→ **DIRECTIONS FOR THIS TASK**:
Locate the string "matplotlib" throughout the material and copy every line in which it occurs.
## START MATERIAL PROVIDED
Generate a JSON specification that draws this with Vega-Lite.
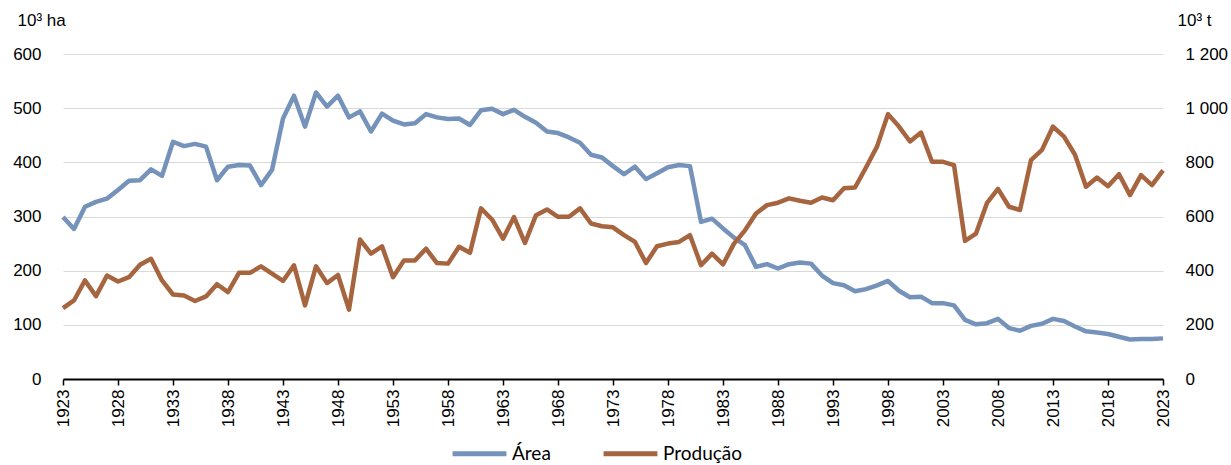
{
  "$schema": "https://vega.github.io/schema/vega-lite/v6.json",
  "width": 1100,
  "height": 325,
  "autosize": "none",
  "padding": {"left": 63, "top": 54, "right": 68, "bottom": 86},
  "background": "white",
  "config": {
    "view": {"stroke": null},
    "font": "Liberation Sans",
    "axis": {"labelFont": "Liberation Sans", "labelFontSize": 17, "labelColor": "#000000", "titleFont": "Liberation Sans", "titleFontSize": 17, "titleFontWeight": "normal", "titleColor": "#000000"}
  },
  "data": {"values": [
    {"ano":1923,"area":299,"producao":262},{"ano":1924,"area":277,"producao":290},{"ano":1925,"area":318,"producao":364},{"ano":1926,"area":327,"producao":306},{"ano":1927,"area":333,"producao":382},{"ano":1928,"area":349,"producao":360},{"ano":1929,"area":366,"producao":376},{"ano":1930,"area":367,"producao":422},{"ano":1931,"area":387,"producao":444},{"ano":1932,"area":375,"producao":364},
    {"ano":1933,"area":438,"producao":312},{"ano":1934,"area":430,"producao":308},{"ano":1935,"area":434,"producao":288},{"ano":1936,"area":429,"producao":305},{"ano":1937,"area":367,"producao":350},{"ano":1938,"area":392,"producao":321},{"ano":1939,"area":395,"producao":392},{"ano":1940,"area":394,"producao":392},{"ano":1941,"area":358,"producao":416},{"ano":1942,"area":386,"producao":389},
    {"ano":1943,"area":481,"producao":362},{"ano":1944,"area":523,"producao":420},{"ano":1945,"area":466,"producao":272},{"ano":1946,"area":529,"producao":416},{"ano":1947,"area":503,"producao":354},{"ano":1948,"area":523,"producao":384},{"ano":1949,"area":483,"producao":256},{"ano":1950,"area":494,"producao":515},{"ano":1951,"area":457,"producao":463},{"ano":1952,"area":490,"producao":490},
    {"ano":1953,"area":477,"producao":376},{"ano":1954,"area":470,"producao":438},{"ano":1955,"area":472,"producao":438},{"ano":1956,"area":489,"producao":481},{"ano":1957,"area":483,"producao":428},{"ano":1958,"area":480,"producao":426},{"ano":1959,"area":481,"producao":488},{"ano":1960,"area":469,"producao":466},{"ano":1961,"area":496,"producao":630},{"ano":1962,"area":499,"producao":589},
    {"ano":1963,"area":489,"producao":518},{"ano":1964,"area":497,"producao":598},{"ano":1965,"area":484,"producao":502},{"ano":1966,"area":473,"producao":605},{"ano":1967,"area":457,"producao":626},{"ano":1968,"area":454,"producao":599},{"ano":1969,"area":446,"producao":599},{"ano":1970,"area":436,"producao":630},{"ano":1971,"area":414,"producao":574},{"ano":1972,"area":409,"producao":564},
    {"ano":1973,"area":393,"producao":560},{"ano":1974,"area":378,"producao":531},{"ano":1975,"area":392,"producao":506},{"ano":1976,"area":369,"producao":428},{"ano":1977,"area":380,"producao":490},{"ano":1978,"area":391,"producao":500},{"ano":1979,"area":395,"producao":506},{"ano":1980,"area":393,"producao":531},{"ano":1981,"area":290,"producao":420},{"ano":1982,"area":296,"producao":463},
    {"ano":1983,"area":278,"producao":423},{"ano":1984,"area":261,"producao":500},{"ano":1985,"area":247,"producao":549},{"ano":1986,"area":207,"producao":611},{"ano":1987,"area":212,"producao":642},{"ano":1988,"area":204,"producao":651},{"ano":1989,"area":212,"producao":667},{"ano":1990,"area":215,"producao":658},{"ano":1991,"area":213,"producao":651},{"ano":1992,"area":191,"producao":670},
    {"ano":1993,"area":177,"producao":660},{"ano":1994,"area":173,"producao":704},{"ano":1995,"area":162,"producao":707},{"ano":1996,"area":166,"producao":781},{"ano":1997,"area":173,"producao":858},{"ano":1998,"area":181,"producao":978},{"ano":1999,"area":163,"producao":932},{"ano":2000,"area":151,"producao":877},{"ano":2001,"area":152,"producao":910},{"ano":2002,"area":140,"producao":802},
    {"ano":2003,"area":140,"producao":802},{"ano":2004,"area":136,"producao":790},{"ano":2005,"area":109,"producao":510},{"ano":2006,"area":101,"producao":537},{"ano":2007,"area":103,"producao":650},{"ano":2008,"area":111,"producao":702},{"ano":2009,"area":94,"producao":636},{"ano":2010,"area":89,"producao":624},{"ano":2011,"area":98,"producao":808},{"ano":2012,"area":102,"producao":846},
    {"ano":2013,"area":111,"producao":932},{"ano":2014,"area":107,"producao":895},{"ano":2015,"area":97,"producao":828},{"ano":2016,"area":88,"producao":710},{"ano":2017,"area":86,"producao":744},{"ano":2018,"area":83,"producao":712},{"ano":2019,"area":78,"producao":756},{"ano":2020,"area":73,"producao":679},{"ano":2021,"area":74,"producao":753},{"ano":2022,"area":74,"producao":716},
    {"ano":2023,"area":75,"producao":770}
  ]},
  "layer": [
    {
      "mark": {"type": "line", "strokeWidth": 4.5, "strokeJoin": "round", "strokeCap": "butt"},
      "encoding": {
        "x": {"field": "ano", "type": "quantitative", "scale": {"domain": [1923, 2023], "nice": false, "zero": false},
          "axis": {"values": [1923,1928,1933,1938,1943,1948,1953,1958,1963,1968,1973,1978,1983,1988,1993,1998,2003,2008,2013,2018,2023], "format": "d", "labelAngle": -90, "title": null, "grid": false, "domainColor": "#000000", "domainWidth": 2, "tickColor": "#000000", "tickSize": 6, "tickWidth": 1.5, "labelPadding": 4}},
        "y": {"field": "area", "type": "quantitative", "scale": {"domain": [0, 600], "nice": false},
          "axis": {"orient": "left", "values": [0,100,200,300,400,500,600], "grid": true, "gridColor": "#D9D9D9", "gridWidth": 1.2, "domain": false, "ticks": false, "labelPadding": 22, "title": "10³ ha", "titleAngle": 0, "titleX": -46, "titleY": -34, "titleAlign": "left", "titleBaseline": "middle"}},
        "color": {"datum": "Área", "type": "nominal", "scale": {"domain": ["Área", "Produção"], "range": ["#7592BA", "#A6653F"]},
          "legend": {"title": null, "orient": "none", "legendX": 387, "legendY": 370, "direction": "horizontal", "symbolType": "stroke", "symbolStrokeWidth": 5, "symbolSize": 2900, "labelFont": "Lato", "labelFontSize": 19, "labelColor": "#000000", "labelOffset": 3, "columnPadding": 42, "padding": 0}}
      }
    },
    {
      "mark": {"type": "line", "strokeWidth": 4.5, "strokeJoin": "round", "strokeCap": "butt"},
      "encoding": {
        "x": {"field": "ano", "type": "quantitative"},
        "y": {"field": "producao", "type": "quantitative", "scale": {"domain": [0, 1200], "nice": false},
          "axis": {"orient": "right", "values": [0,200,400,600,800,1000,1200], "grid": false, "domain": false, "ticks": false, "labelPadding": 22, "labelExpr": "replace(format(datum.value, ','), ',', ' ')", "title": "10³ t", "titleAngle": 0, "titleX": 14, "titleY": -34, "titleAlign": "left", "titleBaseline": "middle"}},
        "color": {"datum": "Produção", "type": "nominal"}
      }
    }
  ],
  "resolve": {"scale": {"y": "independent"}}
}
## END MATERIAL PROVIDED
## START MATERIAL PROVIDED
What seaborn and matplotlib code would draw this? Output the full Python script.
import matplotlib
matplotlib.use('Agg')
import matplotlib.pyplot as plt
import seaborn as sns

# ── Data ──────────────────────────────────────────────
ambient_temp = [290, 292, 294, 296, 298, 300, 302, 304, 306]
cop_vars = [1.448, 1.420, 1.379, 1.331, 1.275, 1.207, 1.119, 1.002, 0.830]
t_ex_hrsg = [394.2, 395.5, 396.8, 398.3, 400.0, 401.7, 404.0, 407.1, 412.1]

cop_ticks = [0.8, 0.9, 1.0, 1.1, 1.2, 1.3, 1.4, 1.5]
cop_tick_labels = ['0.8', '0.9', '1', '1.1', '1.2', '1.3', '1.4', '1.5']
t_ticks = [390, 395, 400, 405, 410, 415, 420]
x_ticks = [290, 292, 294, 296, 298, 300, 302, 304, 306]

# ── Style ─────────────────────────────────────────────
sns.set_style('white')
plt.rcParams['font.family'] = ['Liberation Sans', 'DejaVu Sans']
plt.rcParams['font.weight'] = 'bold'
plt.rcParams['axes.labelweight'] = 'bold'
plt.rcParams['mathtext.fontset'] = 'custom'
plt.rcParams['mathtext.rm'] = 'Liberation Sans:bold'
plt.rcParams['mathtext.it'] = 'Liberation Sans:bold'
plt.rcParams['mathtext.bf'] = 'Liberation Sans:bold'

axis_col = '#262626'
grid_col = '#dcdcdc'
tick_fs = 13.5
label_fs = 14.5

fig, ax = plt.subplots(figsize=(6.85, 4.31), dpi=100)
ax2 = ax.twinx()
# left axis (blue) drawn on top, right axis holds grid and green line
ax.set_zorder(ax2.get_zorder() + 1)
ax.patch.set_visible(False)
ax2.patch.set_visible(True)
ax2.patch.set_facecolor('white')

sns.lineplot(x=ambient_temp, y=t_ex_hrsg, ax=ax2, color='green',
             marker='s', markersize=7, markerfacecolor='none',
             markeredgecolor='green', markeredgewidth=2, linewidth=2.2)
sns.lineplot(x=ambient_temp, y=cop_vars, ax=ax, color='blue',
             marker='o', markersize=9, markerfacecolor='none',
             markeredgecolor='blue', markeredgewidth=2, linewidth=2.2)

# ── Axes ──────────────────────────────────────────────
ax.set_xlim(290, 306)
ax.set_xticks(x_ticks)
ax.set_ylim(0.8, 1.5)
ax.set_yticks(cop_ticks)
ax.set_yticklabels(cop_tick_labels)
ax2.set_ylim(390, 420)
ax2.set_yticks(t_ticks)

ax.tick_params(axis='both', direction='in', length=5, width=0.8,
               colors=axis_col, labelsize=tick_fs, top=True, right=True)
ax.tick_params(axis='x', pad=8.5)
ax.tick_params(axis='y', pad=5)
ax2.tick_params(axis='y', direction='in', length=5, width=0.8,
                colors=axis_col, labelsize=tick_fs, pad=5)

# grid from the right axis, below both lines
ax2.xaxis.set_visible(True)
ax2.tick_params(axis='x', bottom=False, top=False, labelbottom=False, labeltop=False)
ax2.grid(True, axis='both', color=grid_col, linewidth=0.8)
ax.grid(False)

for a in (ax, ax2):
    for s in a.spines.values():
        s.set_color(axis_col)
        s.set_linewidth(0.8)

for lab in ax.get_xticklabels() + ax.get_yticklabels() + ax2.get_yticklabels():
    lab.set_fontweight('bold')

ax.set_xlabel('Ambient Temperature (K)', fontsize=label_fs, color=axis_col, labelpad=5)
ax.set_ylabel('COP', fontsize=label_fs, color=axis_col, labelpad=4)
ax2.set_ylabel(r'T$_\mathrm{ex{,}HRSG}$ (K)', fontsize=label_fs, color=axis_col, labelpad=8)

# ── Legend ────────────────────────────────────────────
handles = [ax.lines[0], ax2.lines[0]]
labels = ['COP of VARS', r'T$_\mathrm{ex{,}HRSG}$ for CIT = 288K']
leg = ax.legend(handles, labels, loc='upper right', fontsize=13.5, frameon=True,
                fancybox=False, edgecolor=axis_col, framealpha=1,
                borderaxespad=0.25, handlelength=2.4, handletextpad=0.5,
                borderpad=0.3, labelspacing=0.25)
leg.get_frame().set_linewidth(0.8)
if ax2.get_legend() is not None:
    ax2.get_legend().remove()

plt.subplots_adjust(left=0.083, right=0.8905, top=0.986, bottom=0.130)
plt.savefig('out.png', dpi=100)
## END MATERIAL PROVIDED
→ **REPLY TO THE TASK**:
What seaborn and matplotlib code would draw this? Output the full Python script.
import matplotlib
matplotlib.use('Agg')
import matplotlib.pyplot as plt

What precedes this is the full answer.